The family's solution has been to buy massive life insurance policies. They now pay about $335,000 per year in premiums. When Roger dies, the insurance money goes to the company, which will use it to help buy Roger's stock back from his wife, Sherley, who must then use the proceeds to pay the death-tax bill. That should allow the fourth generation of Hannays to keep Hannay Reels.
But there are wildcards. At 64, Roger cannot readily increase his insurance coverage, and the business is growing. As the years go on, he says, the "spread widens" between the value of his insurance and his stock.
The Hannays won't take the easy route and accept one of the unsolicited offers they have received for the company. "Actually, I would be better off," says Hannay. "But we ain't going to do that."
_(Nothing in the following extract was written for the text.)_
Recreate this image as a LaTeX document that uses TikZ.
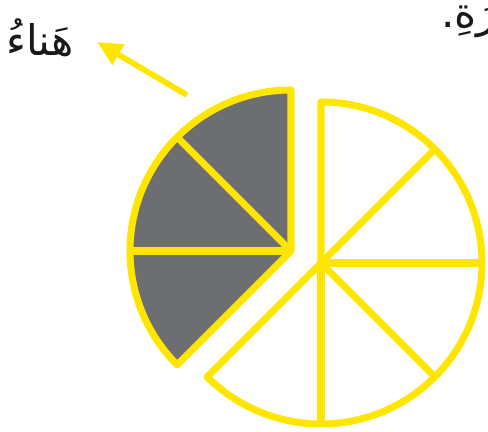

Why not? "If any generation is forced to sell this baby, it won't stay in Westerlo, N.Y., because that's what companies are going to do if they buy it," he says. "They are going to move it. It doesn't make any sense to be here except to us."
New York taxes are too high, and it is too expensive a place to do business for an owner solely focused on the bottom line.
Hannay is wary of sounding "too corny and sappy," but his love for his town is clearly sincere. He recalls his children taking the 13-mile bus ride each way to the local high school, and friends who sold family businesses and regretted it. "Our employees are family to us," he says.
"I want to be clear," he adds. "Not every single resident of this village works in Hannay Reels and vice versa. Some of them commute to Albany and have other jobs (which is a 50-mile roundtrip every day). But a lot of folks from the surrounding hills here … a lot of them, directly or indirectly, depend on us. So do some local businesses that we shop with and are vendors of ours. So, yeah, without being too full of ourselves, I say it would make a big economic impact."
A Congress that maintains the death tax isn't just attacking families like the Hannays, it is also attacking the villages where they live.